**AIM OF THE EXERCISE**: Across the material below, how many lines contain the word "matplotlib"? Give only the number.

***** COLLECTED DATA *****

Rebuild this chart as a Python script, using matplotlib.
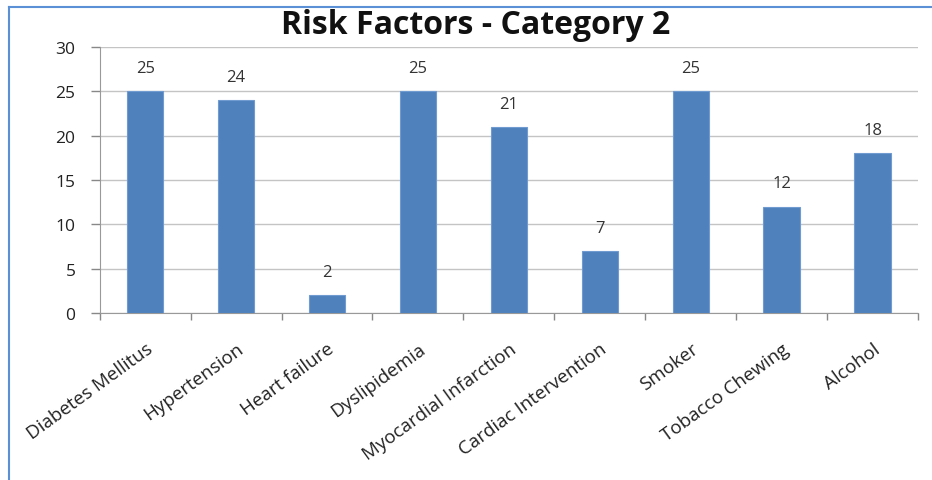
import matplotlib.pyplot as plt
from matplotlib.lines import Line2D

# Risk factor counts for category 2
categories = ['Diabetes Mellitus', 'Hypertension', 'Heart failure', 'Dyslipidemia',
              'Myocardial Infarction', 'Cardiac Intervention', 'Smoker',
              'Tobacco Chewing', 'Alcohol']
counts = [25, 24, 2, 25, 21, 7, 25, 12, 18]
y_ticks = [0, 5, 10, 15, 20, 25, 30]

plt.rcParams['font.family'] = ['Open Sans', 'DejaVu Sans']

fig = plt.figure(figsize=(9.32, 4.81), dpi=100)
ax = fig.add_axes([0.107, 0.347, 0.878, 0.553])

x = list(range(len(categories)))
bars = ax.bar(x, counts, width=0.4, color='#4f81bd', edgecolor='#6f9bd0', linewidth=0.8, zorder=3)

for rect, val in zip(bars, counts):
  ax.annotate(str(val), (rect.get_x() + rect.get_width() / 2, val),
              xytext=(0, 11), textcoords='offset points',
              ha='center', va='bottom', fontsize=12, color='#333333')

ax.set_xlim(-0.5, len(categories) - 0.5)
ax.set_ylim(0, 30)
ax.set_yticks(y_ticks)
ax.tick_params(axis='y', labelsize=12.5, colors='#888888', labelcolor='#222222',
               length=6.5, width=1, pad=11)
ax.yaxis.grid(True, color='#c4c4c4', linewidth=1, zorder=0)

# tick marks at category boundaries, names centred under each bar
ax.set_xticks([i + 0.5 for i in range(-1, len(categories))])
ax.set_xticklabels([])
ax.tick_params(axis='x', colors='#888888', length=5, width=1)
ax.set_xticks(x, minor=True)
ax.set_xticklabels(categories, minor=True, rotation=36, ha='right', rotation_mode='anchor',
                   fontsize=13.5, color='#222222')
ax.tick_params(axis='x', which='minor', length=0, pad=19)

for side in ['top', 'right']:
  ax.spines[side].set_visible(False)
for side in ['left', 'bottom']:
  ax.spines[side].set_color('#999999')

fig.text(0.51, 0.948, 'Risk Factors - Category 2', ha='center', va='center',
         fontsize=23, fontweight='bold', color='#111111')

# blue frame edges around the chart
fig.add_artist(Line2D([8.5 / 932, 8.5 / 932], [0, 1 - 8 / 481], color='#5b8fd6', linewidth=1.5))
fig.add_artist(Line2D([8.5 / 932, 1], [1 - 8 / 481, 1 - 8 / 481], color='#5b8fd6', linewidth=1.5))

fig.savefig('out.png', dpi=100)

*****

**ANSWER TO THIS PROBLEM**: 3